Infelizmente, ao elaborar esta equação Sócrates ignora dois aspectos fundamentais que deveriam ser de conhecimento obrigatório para desempenhar as funções de Primeiro-Ministro. Em primeiríssimo lugar, impõem-se afirmar, já, agora e em voz bem alta, que nem todos os portugueses ambicionam ser como o Sr. José Sócrates e que o direito dos cidadãos à escolha é inalienável. O Primeiro-Ministro e o Governo têm, é claro, o poder de influenciar e até orientar a população para certas atitudes individuais, como é o caso do respeito pelo ambiente, da educação sexual ou dos princípios da ética cívica, comportamentos dos quais decorre o bem-estar social. Porém, mesmo nesses casos numeráveis e excepcionais, a função do Estado reduz-se a uma posição meramente conselheira, através do ensino escolar básico e de campanhas informativas que raramente ultrapassam essas fronteiras com complementos legislativos. O que o Governo do Sr. Sócrates pretende agora fazer é tomar as diversas opções, desde a quantidade de gordura que desejamos ingerir com as batatas fritas até à matéria da insignificante colher com que misturamos o açúcar no café, que até agora foram apanágio do cidadão individual. Impõem-nos um modelo, o do Sr. Sócrates, e nem sequer nos chegam a explicar porquê esse. Se calhar, não há bom motivo.
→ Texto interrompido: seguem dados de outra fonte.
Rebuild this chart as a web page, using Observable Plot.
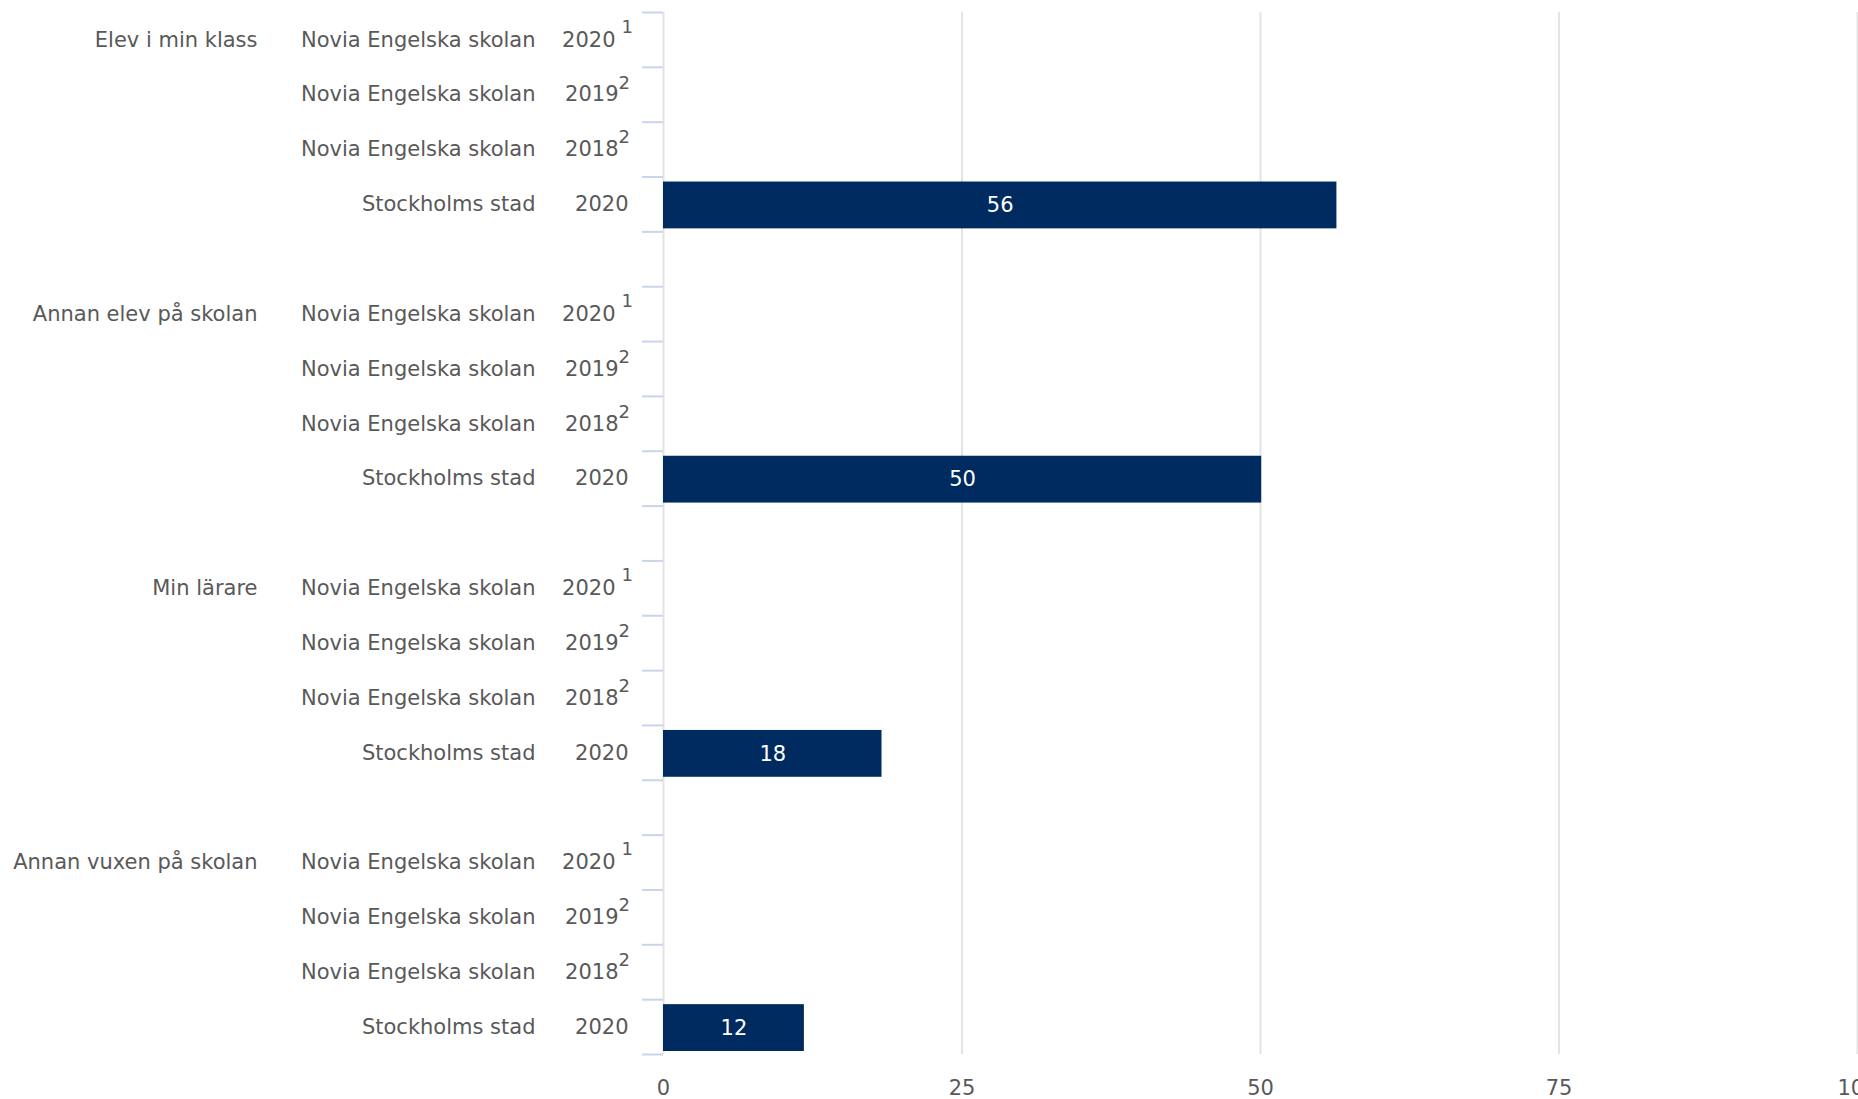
<!DOCTYPE html>
<html>
<head>
<meta charset="utf-8">
<script src="https://cdn.jsdelivr.net/npm/d3@7"></script>
<script src="https://cdn.jsdelivr.net/npm/@observablehq/plot@0.6"></script>
<style>
  html, body { margin: 0; padding: 0; background: #fff; }
  #chart { width: 1858px; height: 1099px; }
</style>
</head>
<body>
<div id="chart"></div>
<script>
// ---- data ----
const groups = ["Elev i min klass", "Annan elev på skolan", "Min lärare", "Annan vuxen på skolan"];
const units = ["Novia Engelska skolan", "Novia Engelska skolan", "Novia Engelska skolan", "Stockholms stad"];
const years = ["2020", "2019", "2018", "2020"];
const notes = ["1", "2", "2", ""];
const noviaValues2020 = [null, null, null, null];
const noviaValues2019 = [null, null, null, null];
const noviaValues2018 = [null, null, null, null];
const stockholmValues = [56.4, 50.1, 18.3, 11.8];
const xTicks = [0, 25, 50, 75, 100];

// ---- table ----
const seriesValues = [noviaValues2020, noviaValues2019, noviaValues2018, stockholmValues];
const slotsPerGroup = units.length + 1;
const rows = [];
groups.forEach((g, gi) => {
  units.forEach((u, ri) => {
    rows.push({group: g, unit: u, year: years[ri], note: notes[ri], first: ri === 0,
               value: seriesValues[ri][gi], slot: gi * slotsPerGroup + ri});
  });
});
const nSlots = groups.length * slotsPerGroup - 1;
const boundaries = d3.range(0, nSlots + 1);
const bars = rows.filter(d => d.value != null);
const fmt = d3.format(".0f");

const textColor = "#595959";
const FS = 21;
const W = 1858, H = 1099;

const chart = Plot.plot({
  width: W,
  height: H,
  marginLeft: 663,
  marginRight: 1,
  marginTop: 12,
  marginBottom: 45,
  style: {fontFamily: "DejaVu Sans", fontSize: FS + "px", color: textColor, background: "#fff", overflow: "visible"},
  x: {domain: [0, 100], label: null},
  y: {domain: [0, nSlots], reverse: true, label: null},
  marks: [
    Plot.ruleX(xTicks, {stroke: "#e3e3e3", strokeWidth: 2}),
    Plot.axisY({ticks: boundaries, tickSize: 21, tickFormat: () => "", label: null, stroke: "#c9d5ea", strokeWidth: 2, strokeOpacity: 1}),
    Plot.rectX(bars, {x1: 0, x2: "value", y1: "slot", y2: d => d.slot + 1, insetTop: 5, insetBottom: 3, fill: "#002b60"}),
    Plot.text(bars, {x: d => d.value / 2, y: d => d.slot + 0.5, text: d => fmt(d.value), fill: "white", fontSize: FS, dy: 1}),
    // group labels
    Plot.text(rows.filter(d => d.first), {frameAnchor: "left", y: d => d.slot + 0.5, text: "group", textAnchor: "end", dx: -406, dy: 0, fontSize: FS, fill: textColor}),
    // unit labels
    Plot.text(rows, {frameAnchor: "left", y: d => d.slot + 0.5, text: "unit", textAnchor: "end", dx: -128, dy: 0, fontSize: FS, fill: textColor}),
    // year labels, plain
    Plot.text(rows.filter(d => d.note === ""), {frameAnchor: "left", y: d => d.slot + 0.5, text: "year", textAnchor: "end", dx: -35, dy: 0, fontSize: FS, fill: textColor}),
    // year labels with note "2"
    Plot.text(rows.filter(d => d.note === "2"), {frameAnchor: "left", y: d => d.slot + 0.5, text: "year", textAnchor: "end", dx: -45, dy: 0, fontSize: FS, fill: textColor}),
    Plot.text(rows.filter(d => d.note === "2"), {frameAnchor: "left", y: d => d.slot + 0.5, text: "note", textAnchor: "start", dx: -45, dy: -12, fontSize: 18, fill: textColor}),
    // year labels with note "1"
    Plot.text(rows.filter(d => d.note === "1"), {frameAnchor: "left", y: d => d.slot + 0.5, text: "year", textAnchor: "end", dx: -48, dy: 0, fontSize: FS, fill: textColor}),
    Plot.text(rows.filter(d => d.note === "1"), {frameAnchor: "left", y: d => d.slot + 0.5, text: "note", textAnchor: "start", dx: -42, dy: -13, fontSize: 18, fill: textColor}),
    Plot.axisX({ticks: xTicks, tickSize: 0, tickPadding: 26, label: null, fontSize: FS, fill: textColor})
  ]
});
document.getElementById("chart").appendChild(chart);
</script>
</body>
</html>
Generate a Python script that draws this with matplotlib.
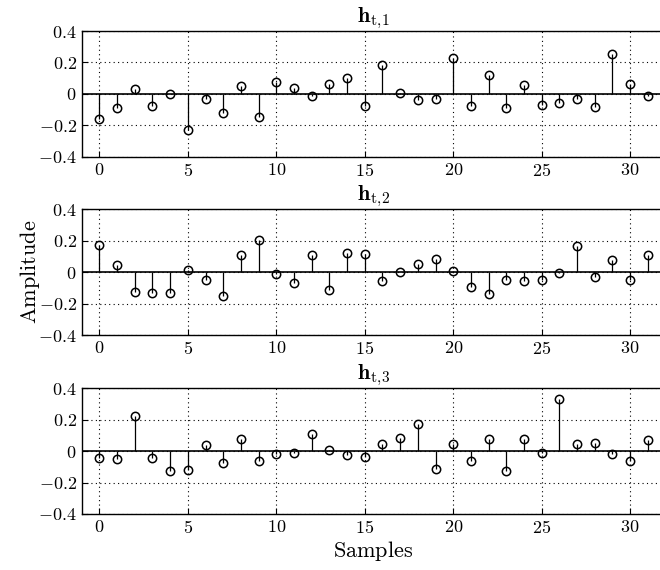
import matplotlib
matplotlib.use("Agg")
import matplotlib.pyplot as plt
import numpy as np
from matplotlib.ticker import FuncFormatter

plt.rcParams['mathtext.fontset'] = 'cm'
plt.rcParams['font.family'] = 'serif'
plt.rcParams['font.serif'] = ['cmr10', 'DejaVu Serif']
plt.rcParams['axes.unicode_minus'] = False

samples = list(range(32))
h1 = [-0.162, -0.087, 0.028, -0.077, 0.0, -0.228, -0.030, -0.119, 0.047, -0.147,
      0.074, 0.038, -0.015, 0.064, 0.098, -0.077, 0.183, 0.006, -0.040, -0.030,
      0.226, -0.077, 0.121, -0.091, 0.057, -0.074, -0.057, -0.032, -0.081, 0.251,
      0.062, -0.011]
h2 = [0.170, 0.045, -0.126, -0.134, -0.134, 0.015, -0.047, -0.153, 0.106, 0.202,
      -0.013, -0.072, 0.109, -0.111, 0.121, 0.113, -0.057, 0.004, 0.049, 0.081,
      0.006, -0.094, -0.136, -0.047, -0.057, -0.047, -0.004, 0.168, -0.032, 0.077,
      -0.053, 0.111]
h3 = [-0.043, -0.047, 0.221, -0.045, -0.126, -0.123, 0.036, -0.077, 0.079, -0.062,
      -0.021, -0.011, 0.111, 0.006, -0.026, -0.036, 0.043, 0.083, 0.170, -0.111,
      0.045, -0.060, 0.077, -0.128, 0.077, -0.009, 0.334, 0.047, 0.053, -0.015,
      -0.060, 0.068]
series = [h1, h2, h3]
titles = [r'$\mathbf{h}_{\mathrm{t},\!1}$', r'$\mathbf{h}_{\mathrm{t},\!2}$', r'$\mathbf{h}_{\mathrm{t},\!3}$']
xticks = [0, 5, 10, 15, 20, 25, 30]
yticks = [-0.4, -0.2, 0, 0.2, 0.4]

W, H = 660, 570
fig = plt.figure(figsize=(W/100, H/100), dpi=100)

# axes pixel extents (top, bottom)
rows = [(31, 156.7), (209.3, 335), (388.3, 514)]
left_px, right_px = 81.7, 665.5

def fmt(v, pos):
    if abs(v) < 1e-9:
        return r'$0$'
    return r'$%s$' % ('%.1f' % v)

for (top, bot), vals, title in zip(rows, series, titles):
    ax = fig.add_axes([left_px/W, 1 - bot/H, (right_px-left_px)/W, (bot-top)/H])
    ml, sl, bl = ax.stem(samples, vals, linefmt='k-', markerfmt='ko', basefmt='k-')
    plt.setp(ml, markerfacecolor='none', markeredgecolor='k', markersize=6, markeredgewidth=1.1)
    plt.setp(sl, linewidth=0.9)
    plt.setp(bl, linewidth=1.2)
    bl.set_xdata([-1, 32])
    ax.set_xlim(-1, 32)
    ax.set_ylim(-0.4, 0.4)
    ax.set_xticks(xticks)
    ax.set_yticks(yticks)
    ax.yaxis.set_major_formatter(FuncFormatter(fmt))
    ax.xaxis.set_major_formatter(FuncFormatter(lambda v, p: r'$%d$' % v))
    ax.grid(True, linestyle=(0, (1, 3)), color='k', linewidth=0.8)
    ax.tick_params(direction='in', labelsize=13, length=4, width=0.8)
    for s in ax.spines.values():
        s.set_linewidth(1.0)
    ax.set_title(title, fontsize=16, pad=2)

fig.text(30/W, 1 - 272/H, r'$\mathrm{Amplitude}$', rotation=90, ha='center', va='center', fontsize=16)
fig.text(373/W, 1 - 551/H, r'$\mathrm{Samples}$', ha='center', va='center', fontsize=16)

fig.savefig('out.png', dpi=100)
Pior, não só está em causa a liberdade individual de escolha, mas também o particularismo de um dos ambientes e hábitos mais orgulhosamente português – o café. Preparem-se, pois em breve deixaremos de comer sardinhas assadas na rua e de levar uma boa martelada por alturas dos Santos Populares em nome dos perigos que tais hábitos possam apresentar ao corpo humano. E assim, de proibição em proibição, o Governo retira-nos a única riqueza que realmente sempre existiu e que pertence a todos os Portugueses, que é o sal do Mar, desta Terra e das suas gentes. Acaba-se a nação e fica-se com um país estéril habitado por dez milhões de Srs. Sócrates.
É esta desfaçatez do Primeiro-Ministro em prole de comportamentos externos e superficiais provenientes de um cosmopolitismo bacoco que nos leva até ao segundo aspecto. Como bem ilustra a substituição das tradicionais colherezinhas de metal pelas de plástico, o Primeiro-Ministro continua a seguir a máxima política, desleixada e mesquinha, de levar a cabo reformas de forma e não de conteúdo. Para o Governo de Sócrates, ser moderno e europeu permanece uma questão de parecer e não de efectivamente ser. Se esse último fosse o seu objectivo, o Sr. Sócrates teria então de lidar seriamente com áreas incómodas e complexas, como a educação, a justiça, e as instituições políticas, que até agora tem apenas extenuado em função das estatísticas. Como diz Pacheco Pereira, José Sócrates é um homem que não gosta de problemas e num país como o nosso, em que os problemas estão na ordem do dia, podemos apenas esperar a substituição das questões fundamentais por uma espécie de surrealismo despótico. Só assim se poderá compreender porque serão tão perigosas as colherezinhas do café.